=== Recorded information ===
· · · ·
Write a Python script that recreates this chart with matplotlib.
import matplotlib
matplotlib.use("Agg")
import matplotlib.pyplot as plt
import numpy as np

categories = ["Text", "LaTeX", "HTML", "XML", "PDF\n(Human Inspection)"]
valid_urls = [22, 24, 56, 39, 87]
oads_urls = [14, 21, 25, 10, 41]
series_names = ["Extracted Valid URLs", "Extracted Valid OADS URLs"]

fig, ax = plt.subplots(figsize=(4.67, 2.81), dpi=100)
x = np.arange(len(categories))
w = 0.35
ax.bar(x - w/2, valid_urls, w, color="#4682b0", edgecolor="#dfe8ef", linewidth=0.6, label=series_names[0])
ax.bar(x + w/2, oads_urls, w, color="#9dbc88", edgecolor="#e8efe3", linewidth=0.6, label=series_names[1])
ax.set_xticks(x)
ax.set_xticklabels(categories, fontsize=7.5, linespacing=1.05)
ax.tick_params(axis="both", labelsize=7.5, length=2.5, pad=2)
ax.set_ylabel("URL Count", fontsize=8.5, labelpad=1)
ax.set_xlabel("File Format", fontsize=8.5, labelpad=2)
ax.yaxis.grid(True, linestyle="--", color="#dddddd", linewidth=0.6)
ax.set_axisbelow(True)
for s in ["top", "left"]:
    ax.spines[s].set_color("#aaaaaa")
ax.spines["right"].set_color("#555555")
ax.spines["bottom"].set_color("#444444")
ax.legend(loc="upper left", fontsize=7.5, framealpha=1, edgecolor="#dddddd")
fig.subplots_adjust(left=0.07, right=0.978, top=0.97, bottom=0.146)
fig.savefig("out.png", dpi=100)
· · · ·
What are the exact lines from the beginning of the material through the line containing "import numpy as np"? Write out those lines alone.

Write a Python script that recreates this chart with matplotlib.
import matplotlib
matplotlib.use("Agg")
import matplotlib.pyplot as plt
import numpy as np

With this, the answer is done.